Efficiency: The method achieves high "effectualness" (match > 90% for 99% of waveforms) with a computational cost comparable to standard aligned-spin searches, avoiding the "curse of dimensionality."

4. Results

Effectualness: The template bank achieves a match $\geq 90\%$ for 99% of test waveforms drawn from the IMRPhenomXPHM model.
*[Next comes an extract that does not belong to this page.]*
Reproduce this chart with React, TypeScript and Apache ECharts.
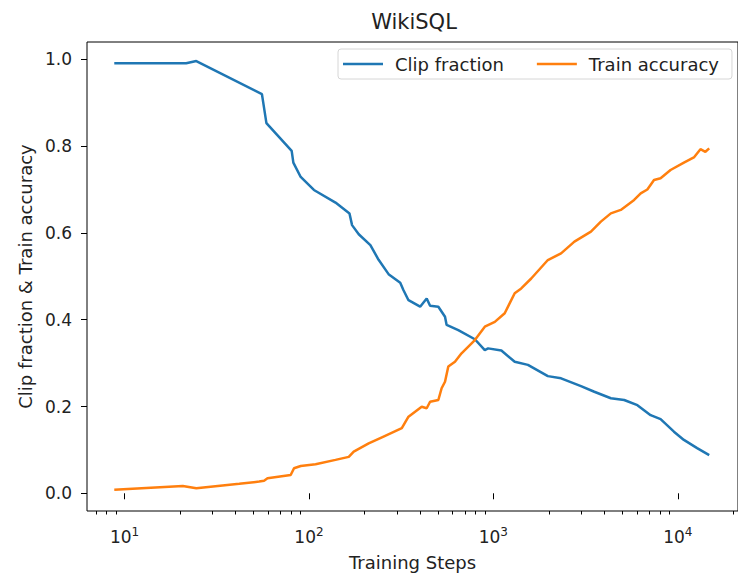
import React, { useEffect, useRef } from "react";
import * as echarts from "echarts";

const clipSteps = [8.8, 21.6, 24.5, 55.6, 58.8, 80.6, 82.3, 90.2, 106.4, 139.3, 165.9, 171.3, 186.2, 215.3, 238.6, 270.2, 312.6, 325.6, 346.5, 400.7, 434.9, 453.7, 503, 546.7, 557.8, 645, 793.6, 898.5, 936, 1105, 1305, 1539, 1974, 2328, 2985, 3525, 4334, 5118, 6038, 7122, 8066, 9528, 10790, 12728, 14800];
const clipValues = [0.991, 0.991, 0.996, 0.92, 0.853, 0.789, 0.762, 0.729, 0.699, 0.67, 0.645, 0.618, 0.597, 0.572, 0.538, 0.505, 0.485, 0.468, 0.445, 0.43, 0.449, 0.432, 0.43, 0.407, 0.388, 0.376, 0.355, 0.33, 0.334, 0.329, 0.303, 0.296, 0.27, 0.265, 0.247, 0.234, 0.219, 0.215, 0.203, 0.18, 0.171, 0.142, 0.123, 0.104, 0.088];

const accSteps = [8.8, 20.7, 24.5, 41.9, 53.7, 57.1, 59.6, 79.6, 83, 90.2, 108.6, 139.3, 164.4, 174.9, 210.8, 248.7, 318.8, 346.5, 408.7, 434.9, 453.7, 503, 524, 546.7, 569.6, 619, 672, 793.6, 898.5, 1018, 1152, 1305, 1416, 1604, 1974, 2328, 2750, 3380, 3826, 4334, 4907, 5797, 6291, 6836, 7430, 8066, 9132, 10790, 12218, 13263, 14110, 14800];
const accValues = [0.008, 0.017, 0.0115, 0.022, 0.027, 0.029, 0.0346, 0.042, 0.0576, 0.063, 0.067, 0.077, 0.084, 0.096, 0.115, 0.129, 0.15, 0.1765, 0.1995, 0.196, 0.211, 0.215, 0.242, 0.257, 0.292, 0.303, 0.3226, 0.353, 0.384, 0.395, 0.415, 0.461, 0.472, 0.495, 0.5376, 0.553, 0.58, 0.603, 0.626, 0.645, 0.653, 0.676, 0.691, 0.7, 0.722, 0.726, 0.745, 0.762, 0.774, 0.793, 0.787, 0.795];

const xMajorTicks = [10, 100, 1000, 10000];
const xMinorTicks = [7, 8, 9, 20, 30, 40, 50, 60, 70, 80, 90, 200, 300, 400, 500, 600, 700, 800, 900, 2000, 3000, 4000, 5000, 6000, 7000, 8000, 9000, 20000];
const yTicks = [0, 0.2, 0.4, 0.6, 0.8, 1.0];

const FONT = "DejaVu Sans";
const TXT = "#222";

export default function App() {
  const ref = useRef<HTMLDivElement>(null);
  useEffect(() => {
    if (!ref.current) return;
    const chart = echarts.init(ref.current, undefined, { renderer: "svg" });
    const xMin = 6.26;
    const xMax = 21200;
    chart.setOption({
      animation: false,
      backgroundColor: "#fff",
      textStyle: { fontFamily: FONT },
      graphic: [
        {
          type: "text",
          x: 414,
          y: 22,
          style: { text: "WikiSQL", font: `21px '${FONT}'`, fill: TXT, align: "center", verticalAlign: "middle" },
        },
      ],
      legend: {
        left: 338,
        top: 49,
        orient: "horizontal",
        padding: [6, 13, 6, 5],
        borderColor: "#d6d6d6",
        borderWidth: 1,
        borderRadius: 3,
        backgroundColor: "rgba(255,255,255,0.8)",
        itemGap: 33,
        itemWidth: 40,
        itemHeight: 2.5,
        icon: "rect",
        textStyle: { fontSize: 18, fontFamily: FONT, color: TXT, padding: [0, 0, 0, 7] },
        data: ["Clip fraction", "Train accuracy"],
      },
      grid: { left: 87, top: 42, width: 654, height: 469, show: true, borderColor: "#000", borderWidth: 1, backgroundColor: "transparent" },
      xAxis: [
        {
          type: "log",
          logBase: 10,
          min: xMin,
          max: xMax,
          position: "bottom",
          name: "Training Steps",
          nameLocation: "middle",
          nameGap: 42,
          nameTextStyle: { fontSize: 18, fontFamily: FONT, color: TXT },
          axisLine: { show: false },
          splitLine: { show: false },
          minorTick: { show: false },
          axisTick: { show: true, length: 6, lineStyle: { color: "#000", width: 1 }, customValues: xMajorTicks },
          axisLabel: {
            customValues: xMajorTicks,
            margin: 15,
            formatter: (v: number) => `{b|10}{s|${Math.round(Math.log10(v))}}`,
            rich: {
              b: { fontSize: 17, fontFamily: FONT, color: TXT },
              s: { fontSize: 12, fontFamily: FONT, color: TXT, padding: [0, 0, 10, 0] },
            },
          },
        },
        {
          type: "log",
          logBase: 10,
          min: xMin,
          max: xMax,
          position: "bottom",
          axisLine: { show: false },
          splitLine: { show: false },
          axisLabel: { show: false, customValues: xMinorTicks },
          axisTick: { show: true, length: 3.5, lineStyle: { color: "#000", width: 1 }, customValues: xMinorTicks },
        },
      ],
      yAxis: {
        type: "value",
        min: -0.0408,
        max: 1.04,
        name: "Clip fraction & Train accuracy",
        nameLocation: "middle",
        nameGap: 52,
        nameTextStyle: { fontSize: 18, fontFamily: FONT, color: TXT },
        axisLine: { show: false },
        splitLine: { show: false },
        axisTick: { show: true, length: 6, lineStyle: { color: "#000", width: 1 }, customValues: yTicks },
        axisLabel: {
          customValues: yTicks,
          margin: 15,
          fontSize: 17,
          fontFamily: FONT,
          color: TXT,
          formatter: (v: number) => v.toFixed(1),
        },
      },
      series: [
        {
          name: "Clip fraction",
          type: "line",
          xAxisIndex: 0,
          showSymbol: false,
          symbol: "none",
          color: "#1f77b4",
          lineStyle: { width: 2.5, color: "#1f77b4" },
          data: clipSteps.map((s, i) => [s, clipValues[i]]),
        },
        {
          name: "Train accuracy",
          type: "line",
          xAxisIndex: 0,
          showSymbol: false,
          symbol: "none",
          color: "#ff7f0e",
          lineStyle: { width: 2.5, color: "#ff7f0e" },
          data: accSteps.map((s, i) => [s, accValues[i]]),
        },
      ],
    });
    return () => chart.dispose();
  }, []);
  return <div ref={ref} style={{ position: "absolute", left: 0, top: 0, width: 738, height: 577 }} />;
}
Including the first subdominant harmonic ( $k=1$ ) provides a significant improvement over using only the dominant mode ( $k=0$ ).
Sensitivity Gain: Mock data analysis shows that marginalizing over mode ratios increases the sensitive volume by approximately 8.8% to 10% compared to maximizing over the same parameters, at a fixed false alarm rate.
Noise Suppression: The marginalization approach effectively suppresses false alarms caused by noise that might coincidentally match a specific harmonic ratio, leading to a lower false-alarm rate.
Computational Feasibility: The full marginalization integral for a multi-detector trigger takes approximately 0.2 seconds, making it feasible for real-time or near-real-time search pipelines.

5. Significance

Unlocking New Physics: This framework enables the LVK to detect and characterize binary black holes with significant spin precession, which are crucial for distinguishing between isolated binary evolution and dynamical formation channels in dense stellar environments.
Scalability: The mode-by-mode filtering and marginalization approach is scalable. It can be extended to include higher-order modes ( $\ell > 2$ ) for asymmetric mass ratios and even eccentric binaries, providing a unified framework for complex GW signals.
Future Applications: The techniques (RF for dimensionality reduction, NF for priors) can be adapted to other template bank construction algorithms and search pipelines, potentially improving the detection of intermediate-mass black holes and other exotic compact objects.

In summary, this paper presents a computationally efficient, machine-learning-enhanced search pipeline that overcomes the historical trade-off between search sensitivity to precessing systems and computational cost, promising a ~10% increase in the volume of the universe accessible to GW detectors.